Se i sindacati coincidono storicamente con i progressi della condizione operaia, che scopriva e trasmetteva la consapevolezza che la forza lavoro è un elemento imprescindibile per la produzione di beni, secondo un’equazione tra ricchezza e prodotti “umanamente” gestibile e controllabile; oggi, dopo una fase di esuberanza produttiva , e in ragione di una ricchezza svincolata da ogni fattore tangibile, poiché regolata dai flussi finanziari, il dipendente , non più inteso come risorsa ma come “costo” improduttivo, viene abbandonato dagli stessi sindacati che hanno sostituito la loro funzione di contropotere con quella normante e legislativa asservita ai poteri forti, ne danno prova i famigerati accordi utilizzati come veri e propri strumenti di assoggettamento a servizio delle elite dominanti.
La sospensione e l’isolamento a cui sono appesi i lavoratori impediscono che la gente dia corpo o creda a un soggetto politico che non sia schiacciato dall’ideologismo o dalla devastante pratica del neocapitalismo; gli stessi movimenti,che stanno colorando il nostro panorama politico in cerca di un facile consenso, non sono in grado di prospettare una strategia in grado di arginare il mutamento del sistema produttivo con tutti i suoi nefasti effetti; i partiti sopravvivono grazie all’assimilazione di istanze e idee dal volto“nuovo” saccheggiandole a movimenti spontanei, mentre questi ultimi convergono verso prospettive, ormai superate dall’esperienza, che continuano a caratterizzare i partiti tradizionali; in buona sostanza nonostante il cambio di immagine alla fine gli orizzonti, in particolare quelli economici, rimangono invariati. E’ l’effetto della mondialità che ha assottigliato la forza lavoro rendendo irreversibile la disoccupazione e la precarietà , disegnando una società diseguale che priva il singolo di qualsiasi forma di reddito come diritto alla vita In questa fase pre-elettorale molto si parla del reddito minimo di cittadinanza, un diritto incondizionato e inalienabile che rappresenta il primo punto di partenza per uscire dalla miseria a cui gli schieramenti destra-sinistra, ormai privi di alcun senso storico,ci hanno condotto,un diritto che consentirebbe tra l’altro anche una redistribuzione della ricchezza più equa, ma si può incorrere nella trappola della pura demagogia se non si riesce a separare il ceto politico dal potere economico, che lo orienta.

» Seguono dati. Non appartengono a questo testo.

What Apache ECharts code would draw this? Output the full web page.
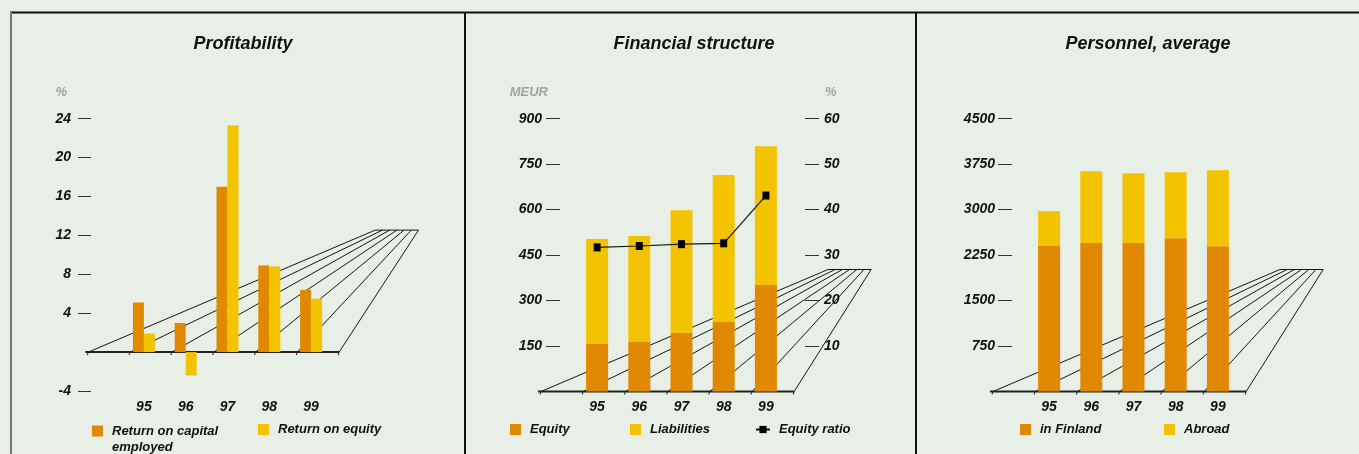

Ci vuole un fatto nuovo, o forse vecchio, come voler ricostruire una piattaforma politica almeno coerente, che dia per certo la sovranità popolare monetaria, che sia protezionista, per la tassazione progressiva e riduca la spesa improduttiva aumentando quella per la ricerca, sviluppo, educazione, per il sostegno ai settori strategici nazionali
Un fatto nuovo che implichi una coscienza e una volontà collettiva,unica precondizione “scientifica” irrinunciabile del cambiamento stesso, una operazione difficile poichè moltissima gente non crede ci sia via di scampo per via del terrorismo dei mass media che inducono a far accettare la macelleria sociale come unica possibile via di salvezza.